One of the challenges we have, Dr. Osterholm explained, is what do we mean by fail? “What’s the definition? Some people right now have a view that any vaccine that isn’t like the measles vaccine is going to be a challenge, meaning they’ve got to work 93% to 98% of the time. I don’t think there’s any sense that that’s going to happen with this vaccine.

That doesn’t mean that there isn’t going to be an effective vaccine at 50%, 60% or 70%.”

Osterholm went on to explain, “We’ve never had a pandemic due to coronavirus before.”

“We’ve had influenza pandemics. With an influenza pandemic, you do get true waves, meaning you get a first big peak of cases, then the numbers come down substantially without any human intervention. It’s nothing we do. We’ve never understood why that happens, and then a few months later you get a second wave. At this point, that’s not what’s happening here.”

“This is like a forest fire and wherever there’s human wood to burn, it’ll do it.

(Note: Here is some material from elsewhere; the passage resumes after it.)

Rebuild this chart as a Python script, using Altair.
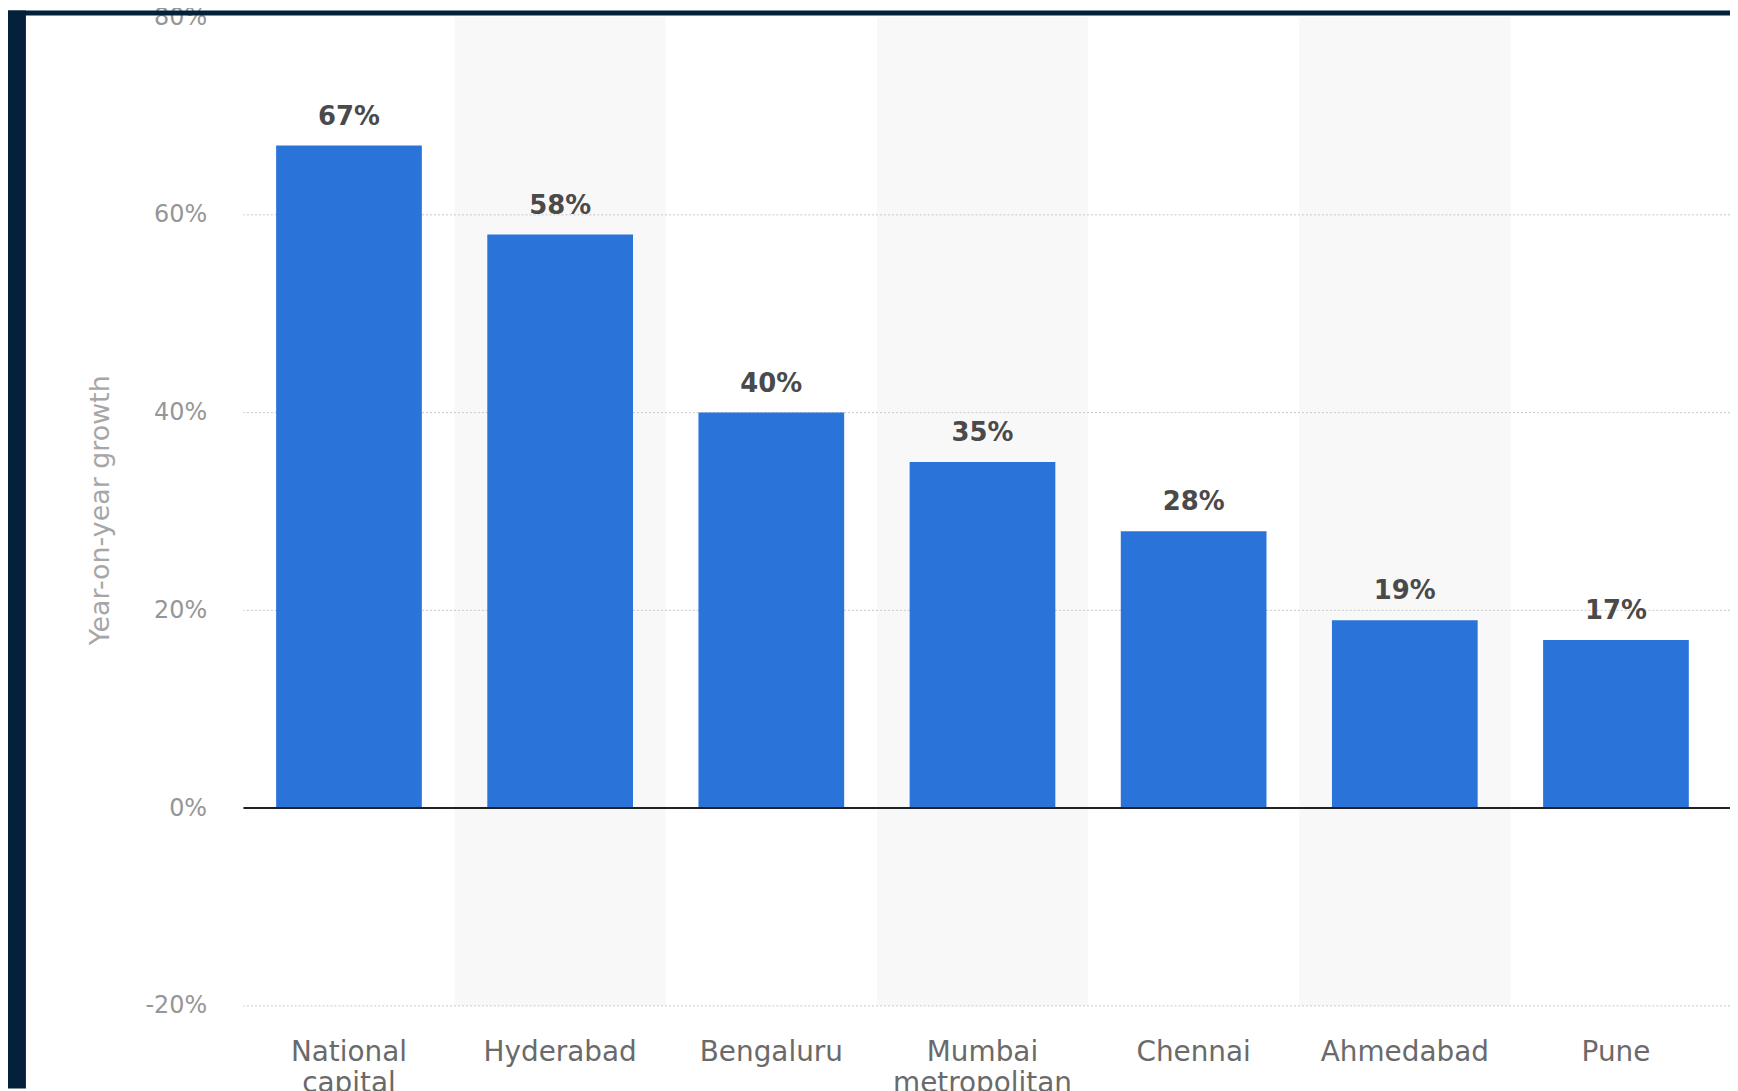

What we see, though, are these spikes in cases where human mitigation strategies ended, or they’re not adhering to them … This is just one constant pressure that’s occurring.”

Pandemic response failure – a befuddled White House response and an absence of Federal leadership — on this point, Osterholm explain, “We’ve failed because we declared victory over the virus when we had no business doing so. This virus has been poised to be transmitted in our communities, and we thought we had done enough to get it down, and then we gave up.”


At Today’s House hearing

Democrats on the House panel wasted little time in pointing out that the caseload is much lower in Europe and Asia than in the United States. Mr. Clyburn, the No. 3 House Democrat and chairman of the subcommittee, displayed a chart showing the disparity. Pressed to explain, Dr. Fauci said countries in those parts of the world were more aggressive about shutting down as the pandemic raged.

“When they shut down, they shut down to the tune of about 95 percent, getting their baseline down to tens or hundreds of cases a day,” Dr. Fauci said.

By contrast, Fauci went on to explain that, “…only about 50 percent of the United States shut down, and the baseline of daily cases was much higher — as many as 20,000 new cases a day — even at its lowest. More recently, the United States has recorded as many as 70,000 new cases a day.

Representative Jamie Raskin, Democrat of Maryland, suggested that lack of social cohesion and political leadership was to blame. To that Dr. Fauci said, “I think there was such a diversity of response in this country from different states that we really did not have a unified, bringing everything down.”